Viadana (Italie), 1906 – Boretto (Italie), 1986
Pietro Ghizzardi est l’un des artistes emblématiques de l’art hors-norme italien. Il est né dans une famille de modestes paysans. Il connut une vie difficile : il perdit son père jeune, et dut vivre seul avec une mère qui exerça sur lui une influence malsaine, et un frère qui se plaisait à ridiculiser et contrarier chacune de ses inspirations artistiques. Il n’a exercé que des métiers très modestes qui lui permettaient tout juste de subsister, balayeur des rues, domestique, ouvrier agricole.
Ghizzardi commença a créer à trente-six ans, du dessin tout d’abord, puis dix ans plus tard, s’initia à la peinture. Trop pauvre pour acheter des toiles, il peignait sur du carton ondulé qu’il trouvait dans une usine voisine, et fabriquait lui-même ses couleurs à base de suie de cheminée, de plantes et de minéraux. Lorsqu’il n’arrivait pas à se procurer de nouveaux cartons, il peignait sur la seconde face d’œuvres plus anciennes.
S’il a abordé plusieurs thèmes, c’est surtout le portrait qui domine dans son œuvre, avec une obsession pour la femme, femme-mère, femme-épouse, qu’il peint d’un trait fiévreux ; les corps se contorsionnent, les sourires grimacent, les regards sont brûlants. Souvent, il peignait des portraits de personnalités, dont il découpait les photographies dans les journaux, pour les réinventer dans des représentations fantasmagoriques.

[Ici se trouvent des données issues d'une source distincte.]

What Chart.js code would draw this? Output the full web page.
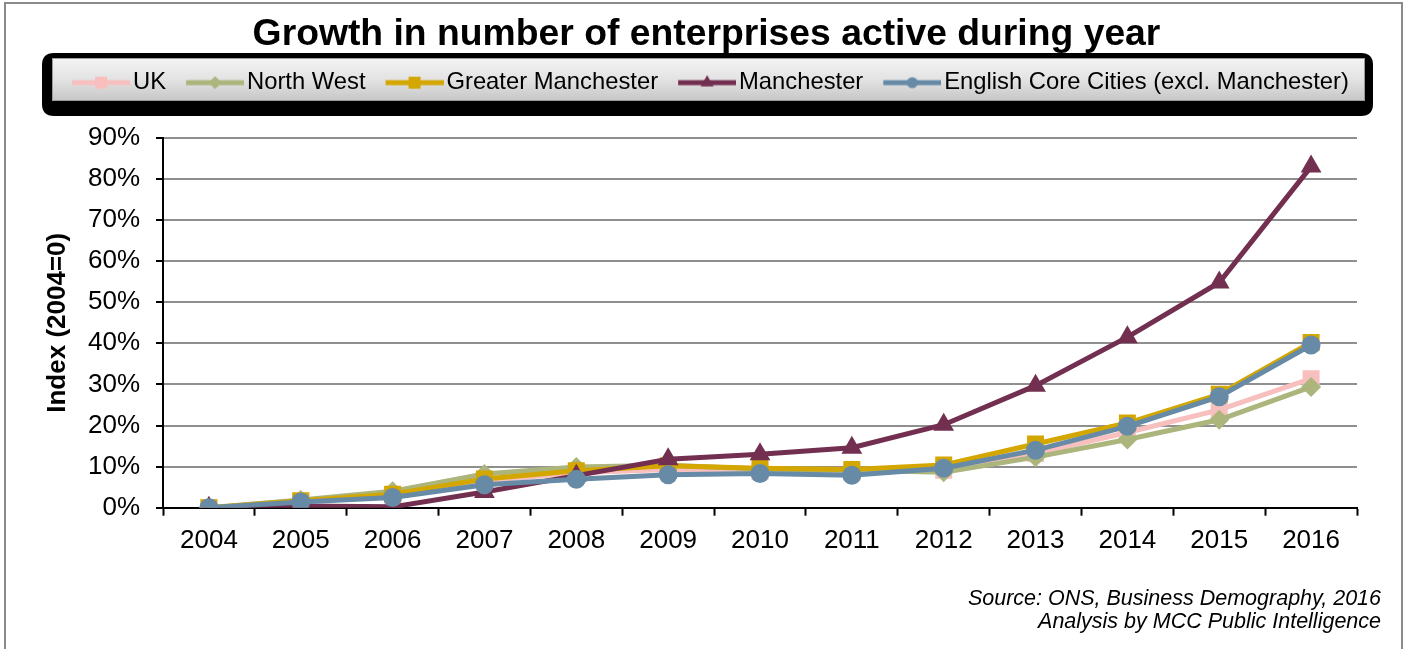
<!DOCTYPE html>
<html>
<head>
<meta charset="utf-8">
<script src="https://cdn.jsdelivr.net/npm/chart.js@4/dist/chart.umd.min.js"></script>
<style>
html,body{margin:0;padding:0;background:#fff;}
canvas{display:block;}
</style>
</head>
<body>
<canvas id="c" width="1406" height="649"></canvas>
<script>
// ---- data ----
const years = ['2004','2005','2006','2007','2008','2009','2010','2011','2012','2013','2014','2015','2016'];
const seriesNames = ['UK','North West','Greater Manchester','Manchester','English Core Cities (excl. Manchester)'];
const ukValues = [0, 1.6, 3.0, 6.5, 8.5, 9.3, 8.8, 8.6, 9.1, 13.2, 18.3, 23.8, 31.4];
const northWestValues = [0, 1.9, 4.0, 8.2, 9.9, 10.3, 9.4, 9.1, 8.6, 12.3, 16.6, 21.4, 29.4];
const greaterManchesterValues = [0, 1.7, 3.3, 7.0, 9.0, 10.2, 9.6, 9.3, 10.4, 15.5, 20.6, 27.6, 40.2];
const manchesterValues = [0, 0.4, 0.2, 3.8, 7.8, 11.8, 13.0, 14.6, 20.2, 29.7, 41.5, 54.8, 83.0];
const coreCitiesValues = [0, 1.4, 2.5, 5.6, 6.9, 8.0, 8.3, 7.9, 9.6, 14.0, 19.8, 27.0, 39.6];
const yTickStep = 10;
const yMin = 0;
const yMax = 90;
const titleText = 'Growth in number of enterprises active during year';
const yAxisTitle = 'Index (2004=0)';
const sourceLines = ['Source: ONS, Business Demography, 2016', 'Analysis by MCC Public Intelligence'];

// ---- styles ----
const colors = ['#f8bfbf', '#abb57c', '#d4a600', '#722f50', '#678ba6'];
const pointStyles = ['rect', 'rectRot', 'rect', 'triangle', 'circle'];
const pointRadii = [12, 10, 12, 12, 9.5];
const legendMarker = [6, 6.5, 6, 7.5, 5.5];

Chart.defaults.font.family = "'Liberation Sans', Arial, sans-serif";
Chart.defaults.color = '#000';

function markerPath(g, style, r, x, y) {
  g.beginPath();
  if (style === 'rect') {
    const s = r * Math.SQRT1_2;
    g.rect(x - s, y - s, 2 * s, 2 * s);
  } else if (style === 'rectRot') {
    g.moveTo(x, y - r); g.lineTo(x + r, y); g.lineTo(x, y + r); g.lineTo(x - r, y); g.closePath();
  } else if (style === 'triangle') {
    const a = 2 * Math.PI / 3;
    g.moveTo(x, y - r);
    g.lineTo(x + Math.sin(a) * r, y - Math.cos(a) * r);
    g.lineTo(x - Math.sin(a) * r, y - Math.cos(a) * r);
    g.closePath();
  } else {
    g.arc(x, y, r, 0, Math.PI * 2);
  }
}
function legendIcon(color, style, r) {
  const c = document.createElement('canvas');
  c.width = 75; c.height = 24;
  const g = c.getContext('2d');
  g.strokeStyle = color; g.lineWidth = 5;
  g.beginPath(); g.moveTo(17, 12); g.lineTo(75, 12); g.stroke();
  g.fillStyle = color;
  const s = style === 'rect' ? r * Math.SQRT2 : r;
  markerPath(g, style, s, 46, 12);
  g.fill();
  return c;
}
const icons = colors.map((c, i) => legendIcon(c, pointStyles[i], legendMarker[i]));

const seriesValues = [ukValues, northWestValues, greaterManchesterValues, manchesterValues, coreCitiesValues];
const datasets = seriesValues.map((vals, i) => ({
  label: seriesNames[i],
  data: vals,
  borderColor: colors[i],
  backgroundColor: colors[i],
  pointBackgroundColor: colors[i],
  pointBorderWidth: 0,
  pointStyle: pointStyles[i],
  pointRadius: pointRadii[i],
  borderWidth: 5,
  tension: 0,
  order: seriesValues.length - i
}));

const framePlugin = {
  id: 'frame',
  beforeDraw(chart) {
    const ctx = chart.ctx;
    ctx.save();
    ctx.fillStyle = '#fff';
    ctx.fillRect(0, 0, chart.width, chart.height);
    // outer frame
    ctx.strokeStyle = '#8a8a8a';
    ctx.lineWidth = 2;
    ctx.beginPath();
    ctx.moveTo(5, chart.height + 2); ctx.lineTo(5, 3); ctx.lineTo(1402, 3); ctx.lineTo(1402, chart.height + 2);
    ctx.stroke();
    // legend box: black rounded frame
    const x = 42, y = 53, w = 1331, h = 63, r = 12;
    ctx.fillStyle = '#000';
    ctx.beginPath();
    ctx.moveTo(x + r, y); ctx.lineTo(x + w - r, y); ctx.quadraticCurveTo(x + w, y, x + w, y + r);
    ctx.lineTo(x + w, y + h - r); ctx.quadraticCurveTo(x + w, y + h, x + w - r, y + h);
    ctx.lineTo(x + r, y + h); ctx.quadraticCurveTo(x, y + h, x, y + h - r);
    ctx.lineTo(x, y + r); ctx.quadraticCurveTo(x, y, x + r, y);
    ctx.closePath(); ctx.fill();
    const ix = 52, iy = 58, iw = 1313, ih = 43;
    const gr = ctx.createLinearGradient(0, iy, 0, iy + ih);
    gr.addColorStop(0, '#f3f3f3');
    gr.addColorStop(0.5, '#e3e3e3');
    gr.addColorStop(1, '#c6c6c6');
    ctx.fillStyle = gr;
    ctx.fillRect(ix, iy, iw, ih);
    ctx.strokeStyle = '#9a9a9a'; ctx.lineWidth = 1;
    ctx.strokeRect(ix + 0.5, iy + 0.5, iw - 1, ih - 1);
    ctx.restore();
  }
};

new Chart(document.getElementById('c'), {
  type: 'line',
  data: { labels: years, datasets: datasets },
  plugins: [framePlugin],
  options: {
    responsive: false,
    maintainAspectRatio: false,
    devicePixelRatio: 1,
    animation: false,
    events: [],
    layout: { padding: { left: 32, right: 25, top: 0, bottom: 0 } },
    plugins: {
      tooltip: { enabled: false },
      title: {
        display: true, text: titleText, color: '#000',
        font: { size: 37.3, weight: 'bold' },
        padding: { top: 12, bottom: 2 }
      },
      subtitle: {
        display: true, position: 'bottom', align: 'end', text: sourceLines, color: '#000',
        font: { size: 21.5, style: 'italic', lineHeight: 1.07 },
        padding: { top: 30.8, bottom: 15.5 }
      },
      legend: {
        display: true, position: 'top',
        labels: {
          usePointStyle: true,
          pointStyleWidth: 57,
          padding: 12,
          color: '#000',
          font: { size: 23.8 },
          generateLabels(chart) {
            return chart.data.datasets.map((ds, i) => ({
              text: ds.label,
              fillStyle: ds.borderColor,
              strokeStyle: ds.borderColor,
              lineWidth: 0,
              pointStyle: icons[i],
              hidden: !chart.isDatasetVisible(i),
              datasetIndex: i,
              fontColor: '#000'
            }));
          }
        }
      }
    },
    scales: {
      x: {
        type: 'category',
        offset: true,
        grid: { offset: true, drawOnChartArea: false, drawTicks: true, tickLength: 8, tickColor: '#000', tickWidth: 2, color: '#000' },
        border: { color: '#000', width: 2 },
        ticks: { font: { size: 26 }, color: '#000', padding: 10, maxRotation: 0, autoSkip: false },
        afterFit(s) { s.height = 49; }
      },
      x2: {
        type: 'category', position: 'top', display: true,
        grid: { display: false }, ticks: { display: false }, border: { display: false },
        afterFit(s) { s.height = 33.3; }
      },
      y: {
        min: yMin, max: yMax,
        ticks: { stepSize: yTickStep, callback: v => v + '%', font: { size: 26 }, color: '#000', padding: 16 },
        grid: { color: '#8f8f8f', lineWidth: 2, tickLength: 7, tickColor: '#000', tickWidth: 2 },
        border: { color: '#000', width: 2 },
        title: { display: true, text: yAxisTitle, color: '#000', font: { size: 26, weight: 'bold' }, padding: { top: 10, bottom: 0 } },
        afterFit(s) { s.width = 131; }
      },
      y2: {
        position: 'right', display: true,
        grid: { display: false }, ticks: { display: false }, border: { display: false },
        afterFit(s) { s.width = 24; }
      }
    }
  }
});
</script>
</body>
</html>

Ici, c’est un autoportrait que Ghizzardi offre à contempler : il livre un portrait sans concession où il apparaît manifestement amaigri, ses joues creusées, ses yeux cernés. Son visage est sillonné de cernes profonds, qui marquent les volumes. Le corps, lui, est inscrit dans des lignes courbes, mobiles. Les couleurs sont sombres, traitées dans un style très brut ; mais le blanc des yeux, rehaussé par le noir des paupières, éblouit : le regard est lumineux, intense, dur. Ghizzardi veut montrer au monde la force de son âme, victorieuse de toutes les épreuves.